7/26/2007 - MCCHORD AIR FORCE BASE, Wash. (AFPN) -- With engines blazing, the door slams onto the ground causing man and machine to make a mad dash toward a giant beast with its mouth open, growling, shaking and waiting to devour all in its path. 

This is the scene of one of the biggest competitions for ground crews in Air Mobility Command's Rodeo 2007 being held July 22 to 27 at McChord Air Force Base.

The engines running onload/offload competition, called ERO, is a culmination of all the skills possessed by air transportation Airmen, said Master Sgt. Victor Dorsey, the Rodeo 2007 aerial port competition lead umpire.

The event pits team against team in a race to see who can load and unload a cargo aircraft as fast and safe as possible -- while the engines are still running.

While running up to an aircraft that has not shut down may seem dangerous, Airmen around the globe do this task on a daily basis to keep supplies and troops moving downrange.

"The environment we are trying to duplicate here is that of the real world," said Master Sgt. Jason Eighmey, the Rodeo 2007 ERO event coordinator. "That's why we leave the engines running, just like they do in Iraq and Afghanistan every day."

Even the safety measures during the ERO scenarios are seen as lessons in how to conduct business in real-life situations, Sergeant Dorsey said.

"How we conduct our business here should be no different than how we do it in Iraq, Afghanistan or anywhere else," Sergeant Eighmey said. "Safety is paramount in all that we do."

Despite other competitions that test their skills, for aerial port troops, the ERO is their main reason for coming to Rodeo, Sergeant Dorsey said. Rodeo 2007 is a readiness competition of U.S. and international mobility air forces. It focuses on improving war fighting capabilities and support of the war on terrorism.

"Everything we do up until this point, from the cradle to the grave leads up to this point," Sergeant Dorsey said. "Once you load that aircraft up, that's the capstone. We live to load planes."

Not only are the competitors trained to complete EROs in the real world environment, they specifically train just for this competition for several weeks, said Senior Airman Stewart Simpson, an aerial port Airman and reservist from the 315th Airlift Wing at Charleston AFB, S.C.

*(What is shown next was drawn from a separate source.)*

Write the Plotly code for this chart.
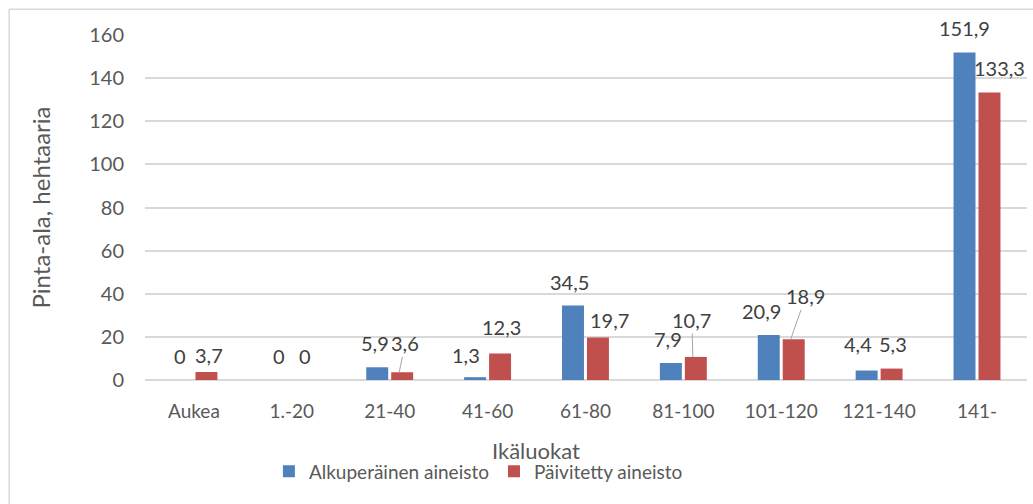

"We had two days of ERO training a week," he said. "One day was a live ERO, and the other was a static ERO, where we would run through three or four ERO scenarios back-to-back to get into the groove."

Being in top shape is important when competing in an event like the ERO because it is physically demanding , he said. Once the vehicles are loaded onto the aircraft, team members are required to chain them down quickly, which can put a lot of strain on the body.

"Every morning at 7 we would meet at the gym, pool or fitness trail," Airman Simpson said. "Two days a week we were lifting, two days a week we were swimming and we ran the fitness trail."

The competition promotes fitness, fun and camaraderie, and provides a way for team members to learn valuable lessons and skills from others.

"There were a lot of little tips and tricks I learned about things like slinging chains and tying stuff down that I would not have learned had we not participated in the Rodeo," Airman Simpson said.

The ERO competition is the only event that combines both air and ground crews, Sergeant Eighmey said. He also said the level of competition in this event is some of the most intense of the entire Rodeo.

"Everyone has a lot of zeal and passion for this competition," Sergeant Dorsey said. "This is what it's all about."

Master Sgt. Walter O'Brien, the 315th AW aerial port team chief, told what the ERO meant to him and his team.

"After our first live ERO in training, we all came off the aircraft all fired up," Sergeant O'Brien said. "I told my team, 'This is Rodeo; this is what Rodeo is all about.'"

Sprinting out of the roaring beast, the aerial porters look back, and seeing the load door close, they know their mission was a success. Into the belly of the beast and back, they have made a difference.